2. The process of claim 1, wherein the electric-driven reformer is an electric bi-reformer.
3. The process of claim 2, wherein the molar ratio of H2O / CH4 in the feed is in the range of from about 3 to 4 and the molar ratio of CH4 / CO2 in the feed is in the range of from about 1 to 2.
4. The process of claim 3, wherein the molar ratio of H2 / CO in the syngas obtained is in the range of from about 1.6 to 3.
5. The process of claim 4, wherein the molar ratio of H2 / CO in the syngas obtained is in the range of from about 1.7 to 2.5.
6. The process of claim 4, wherein the molar ratio of H2 / CO in the syngas obtained is in the range of from about 1.7 to 2.3.
7. The process of claim 4, wherein the molar ratio of H2 / CO in the syngas obtained is about 2.
8. The process of claim 1, wherein the equilibrium conversion of CH4 is in the range of from about 90 to 99%.
9. The process of claim 8, wherein the conversion of CH4 is in the range of about 95 to 99%.
10. The process of claim 8, wherein the conversion of CH4 is in the range of about 98%.
11. The process of claim 3, wherein the equilibrium conversion of CO2 is in the range of from about 10 to 30%.
12. The process of claim 11, wherein the conversion of CO2 is in the range of from about 10 to 25%.
13. The process of claim 11, wherein the conversion of CO2 is about 25%.
14. A process for preparing liquid products from syngas, which process comprises:preparing syngas by the process of claim 3, and thenproviding the syngas to a synthesis plant to prepare liquid products from the syngas.
15. The process of claim 14, wherein the synthesis plant is a methanol synthesis plant.
16. The process of claim 14, wherein the syngas has a molar ratio of H2 / CO in the range of from 1.6 to 3.

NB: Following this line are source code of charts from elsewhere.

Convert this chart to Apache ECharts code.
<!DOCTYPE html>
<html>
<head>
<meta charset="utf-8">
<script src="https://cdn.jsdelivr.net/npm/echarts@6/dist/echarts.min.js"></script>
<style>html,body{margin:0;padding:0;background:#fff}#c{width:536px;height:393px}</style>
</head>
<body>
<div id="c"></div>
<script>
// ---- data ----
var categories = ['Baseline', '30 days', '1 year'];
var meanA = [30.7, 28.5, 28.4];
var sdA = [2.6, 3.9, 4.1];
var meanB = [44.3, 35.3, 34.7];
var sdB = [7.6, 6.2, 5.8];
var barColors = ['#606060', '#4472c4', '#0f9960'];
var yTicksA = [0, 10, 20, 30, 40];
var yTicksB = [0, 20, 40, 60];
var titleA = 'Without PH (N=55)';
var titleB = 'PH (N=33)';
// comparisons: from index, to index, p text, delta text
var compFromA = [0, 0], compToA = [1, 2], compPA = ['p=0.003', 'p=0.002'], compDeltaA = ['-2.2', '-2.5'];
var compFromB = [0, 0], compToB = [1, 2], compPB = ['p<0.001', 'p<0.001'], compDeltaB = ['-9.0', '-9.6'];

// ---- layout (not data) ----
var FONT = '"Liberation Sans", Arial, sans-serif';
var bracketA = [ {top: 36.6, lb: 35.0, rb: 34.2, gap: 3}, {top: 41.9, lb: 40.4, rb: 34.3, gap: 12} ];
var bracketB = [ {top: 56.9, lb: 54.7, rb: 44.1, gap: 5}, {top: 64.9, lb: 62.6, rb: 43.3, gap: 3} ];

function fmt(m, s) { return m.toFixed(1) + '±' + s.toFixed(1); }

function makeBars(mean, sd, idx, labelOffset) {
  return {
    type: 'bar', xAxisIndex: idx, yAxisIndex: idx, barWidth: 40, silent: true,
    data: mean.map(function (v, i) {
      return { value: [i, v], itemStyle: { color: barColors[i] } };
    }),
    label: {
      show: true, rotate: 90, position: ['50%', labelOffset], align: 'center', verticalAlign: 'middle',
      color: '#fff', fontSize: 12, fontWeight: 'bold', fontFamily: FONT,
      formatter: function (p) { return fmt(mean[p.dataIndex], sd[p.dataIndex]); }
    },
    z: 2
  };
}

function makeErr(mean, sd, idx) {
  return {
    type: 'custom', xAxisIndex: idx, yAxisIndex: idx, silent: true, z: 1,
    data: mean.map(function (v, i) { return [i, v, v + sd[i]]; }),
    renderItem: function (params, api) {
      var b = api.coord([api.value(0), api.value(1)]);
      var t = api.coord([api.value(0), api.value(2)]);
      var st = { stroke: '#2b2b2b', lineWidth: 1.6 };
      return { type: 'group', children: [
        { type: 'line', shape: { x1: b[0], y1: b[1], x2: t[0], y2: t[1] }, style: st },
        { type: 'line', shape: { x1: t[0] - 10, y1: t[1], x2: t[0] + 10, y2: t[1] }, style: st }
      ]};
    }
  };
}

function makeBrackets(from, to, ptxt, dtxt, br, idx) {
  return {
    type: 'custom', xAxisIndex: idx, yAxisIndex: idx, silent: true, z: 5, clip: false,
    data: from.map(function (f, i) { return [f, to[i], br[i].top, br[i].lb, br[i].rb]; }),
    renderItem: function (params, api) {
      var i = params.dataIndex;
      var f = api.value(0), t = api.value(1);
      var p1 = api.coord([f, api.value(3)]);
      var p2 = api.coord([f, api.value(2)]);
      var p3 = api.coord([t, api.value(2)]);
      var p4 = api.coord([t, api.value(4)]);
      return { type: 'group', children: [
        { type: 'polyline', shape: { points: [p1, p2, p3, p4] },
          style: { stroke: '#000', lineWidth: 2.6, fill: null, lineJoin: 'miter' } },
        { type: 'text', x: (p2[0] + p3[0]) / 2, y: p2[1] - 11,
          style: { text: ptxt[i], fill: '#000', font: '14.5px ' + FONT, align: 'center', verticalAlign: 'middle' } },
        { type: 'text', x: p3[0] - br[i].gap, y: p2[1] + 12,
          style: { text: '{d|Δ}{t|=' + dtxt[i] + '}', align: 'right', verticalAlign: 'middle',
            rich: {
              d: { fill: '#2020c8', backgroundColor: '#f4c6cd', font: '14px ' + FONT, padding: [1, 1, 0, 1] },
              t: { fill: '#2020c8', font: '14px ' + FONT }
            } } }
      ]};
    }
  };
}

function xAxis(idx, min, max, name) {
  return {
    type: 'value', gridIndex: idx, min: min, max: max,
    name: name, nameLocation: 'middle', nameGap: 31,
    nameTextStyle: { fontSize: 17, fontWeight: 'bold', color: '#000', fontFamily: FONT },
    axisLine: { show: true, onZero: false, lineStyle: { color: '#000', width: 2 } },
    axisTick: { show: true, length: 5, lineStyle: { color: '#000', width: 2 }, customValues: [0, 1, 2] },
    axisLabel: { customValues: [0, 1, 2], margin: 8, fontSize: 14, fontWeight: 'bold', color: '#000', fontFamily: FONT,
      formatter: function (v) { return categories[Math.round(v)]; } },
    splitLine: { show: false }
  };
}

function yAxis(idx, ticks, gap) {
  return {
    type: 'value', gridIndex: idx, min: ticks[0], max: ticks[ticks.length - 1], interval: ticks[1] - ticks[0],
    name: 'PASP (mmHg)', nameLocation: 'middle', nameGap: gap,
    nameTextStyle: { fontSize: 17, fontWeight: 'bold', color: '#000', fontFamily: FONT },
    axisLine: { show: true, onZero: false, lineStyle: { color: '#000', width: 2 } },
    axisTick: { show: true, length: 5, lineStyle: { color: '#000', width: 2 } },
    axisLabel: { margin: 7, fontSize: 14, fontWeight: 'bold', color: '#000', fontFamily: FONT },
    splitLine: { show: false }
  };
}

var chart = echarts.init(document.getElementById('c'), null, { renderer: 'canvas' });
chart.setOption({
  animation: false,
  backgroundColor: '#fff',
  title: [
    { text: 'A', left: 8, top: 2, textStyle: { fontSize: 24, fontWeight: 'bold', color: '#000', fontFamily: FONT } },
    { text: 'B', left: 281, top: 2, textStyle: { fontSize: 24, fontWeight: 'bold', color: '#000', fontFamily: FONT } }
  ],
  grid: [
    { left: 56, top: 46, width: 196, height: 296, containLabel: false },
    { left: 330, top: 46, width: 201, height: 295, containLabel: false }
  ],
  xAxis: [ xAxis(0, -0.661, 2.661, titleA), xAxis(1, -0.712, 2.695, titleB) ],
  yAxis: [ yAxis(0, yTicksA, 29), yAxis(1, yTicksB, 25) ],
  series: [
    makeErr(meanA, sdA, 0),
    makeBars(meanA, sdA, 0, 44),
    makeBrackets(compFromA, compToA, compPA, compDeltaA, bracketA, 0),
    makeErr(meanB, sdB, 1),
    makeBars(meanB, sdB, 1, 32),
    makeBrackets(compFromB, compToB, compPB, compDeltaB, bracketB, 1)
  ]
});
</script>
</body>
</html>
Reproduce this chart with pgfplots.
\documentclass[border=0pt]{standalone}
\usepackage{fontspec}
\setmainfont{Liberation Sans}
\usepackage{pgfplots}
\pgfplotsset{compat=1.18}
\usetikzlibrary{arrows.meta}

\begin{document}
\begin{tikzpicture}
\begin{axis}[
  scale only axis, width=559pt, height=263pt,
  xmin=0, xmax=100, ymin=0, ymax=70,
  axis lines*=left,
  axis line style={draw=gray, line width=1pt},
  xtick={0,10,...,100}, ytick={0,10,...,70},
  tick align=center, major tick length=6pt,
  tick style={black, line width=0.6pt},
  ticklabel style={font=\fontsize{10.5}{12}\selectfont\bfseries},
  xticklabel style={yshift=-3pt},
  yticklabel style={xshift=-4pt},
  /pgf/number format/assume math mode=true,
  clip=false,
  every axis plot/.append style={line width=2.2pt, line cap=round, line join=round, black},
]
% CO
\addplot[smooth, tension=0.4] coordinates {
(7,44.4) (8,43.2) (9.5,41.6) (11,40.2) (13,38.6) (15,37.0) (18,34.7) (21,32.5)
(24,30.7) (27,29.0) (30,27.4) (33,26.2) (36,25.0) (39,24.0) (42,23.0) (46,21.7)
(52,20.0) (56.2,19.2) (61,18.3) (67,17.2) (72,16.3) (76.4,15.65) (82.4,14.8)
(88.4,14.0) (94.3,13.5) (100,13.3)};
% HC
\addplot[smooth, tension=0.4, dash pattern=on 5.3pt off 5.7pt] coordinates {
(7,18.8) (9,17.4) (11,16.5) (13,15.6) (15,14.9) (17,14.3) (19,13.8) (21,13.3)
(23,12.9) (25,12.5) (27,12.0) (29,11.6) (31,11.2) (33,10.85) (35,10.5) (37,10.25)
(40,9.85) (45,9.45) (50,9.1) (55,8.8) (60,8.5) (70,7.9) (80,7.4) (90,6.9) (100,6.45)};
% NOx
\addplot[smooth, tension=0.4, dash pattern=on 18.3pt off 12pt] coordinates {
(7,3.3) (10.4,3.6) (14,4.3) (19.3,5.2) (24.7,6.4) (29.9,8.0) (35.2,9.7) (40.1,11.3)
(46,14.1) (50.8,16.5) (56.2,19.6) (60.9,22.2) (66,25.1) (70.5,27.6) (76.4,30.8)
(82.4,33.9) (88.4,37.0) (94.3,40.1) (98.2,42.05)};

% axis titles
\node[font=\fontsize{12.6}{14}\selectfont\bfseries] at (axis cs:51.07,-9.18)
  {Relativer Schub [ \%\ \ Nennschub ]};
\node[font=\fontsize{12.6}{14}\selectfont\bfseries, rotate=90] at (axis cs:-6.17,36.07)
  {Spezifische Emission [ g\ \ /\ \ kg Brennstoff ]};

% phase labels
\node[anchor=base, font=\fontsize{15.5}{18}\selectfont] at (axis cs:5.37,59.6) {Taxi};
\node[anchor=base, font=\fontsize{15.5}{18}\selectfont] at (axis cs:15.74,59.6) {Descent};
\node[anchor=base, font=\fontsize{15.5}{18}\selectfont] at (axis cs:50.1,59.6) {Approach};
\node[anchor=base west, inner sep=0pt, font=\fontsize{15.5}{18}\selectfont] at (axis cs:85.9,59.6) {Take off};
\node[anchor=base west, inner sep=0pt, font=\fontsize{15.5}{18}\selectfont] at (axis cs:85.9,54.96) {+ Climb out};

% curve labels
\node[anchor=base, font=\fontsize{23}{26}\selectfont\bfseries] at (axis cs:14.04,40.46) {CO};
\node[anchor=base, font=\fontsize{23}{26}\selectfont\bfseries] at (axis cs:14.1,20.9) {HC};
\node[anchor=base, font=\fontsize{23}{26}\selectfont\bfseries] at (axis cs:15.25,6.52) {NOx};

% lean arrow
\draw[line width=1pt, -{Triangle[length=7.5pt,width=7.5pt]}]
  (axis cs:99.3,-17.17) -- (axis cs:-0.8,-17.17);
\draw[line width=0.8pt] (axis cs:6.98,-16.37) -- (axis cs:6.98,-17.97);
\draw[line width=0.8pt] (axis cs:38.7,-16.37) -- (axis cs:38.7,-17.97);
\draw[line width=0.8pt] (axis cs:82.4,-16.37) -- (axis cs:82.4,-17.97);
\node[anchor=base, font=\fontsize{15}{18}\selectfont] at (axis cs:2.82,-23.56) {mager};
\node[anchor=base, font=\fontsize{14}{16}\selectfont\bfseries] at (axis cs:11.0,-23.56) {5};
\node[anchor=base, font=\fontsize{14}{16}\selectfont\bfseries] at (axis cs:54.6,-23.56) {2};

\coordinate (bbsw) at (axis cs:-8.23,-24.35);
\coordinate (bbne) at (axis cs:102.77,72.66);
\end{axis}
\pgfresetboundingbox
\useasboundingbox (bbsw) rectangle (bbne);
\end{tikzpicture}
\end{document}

17. The process of claim 14, wherein the molar ratio of H2 / CO in the syngas obtained is in the range of from about 1.7 to 2.5.
18. The process of claim 14, wherein the molar ratio of H2 / CO in the syngas obtained is in the range of from about 1.7 to 2.3.
19. The process of claim 14, wherein the molar ratio of H2 / CO in the syngas obtained is about 2.
20. The process of claim 14, wherein methanol is recovered from the synthesis plant.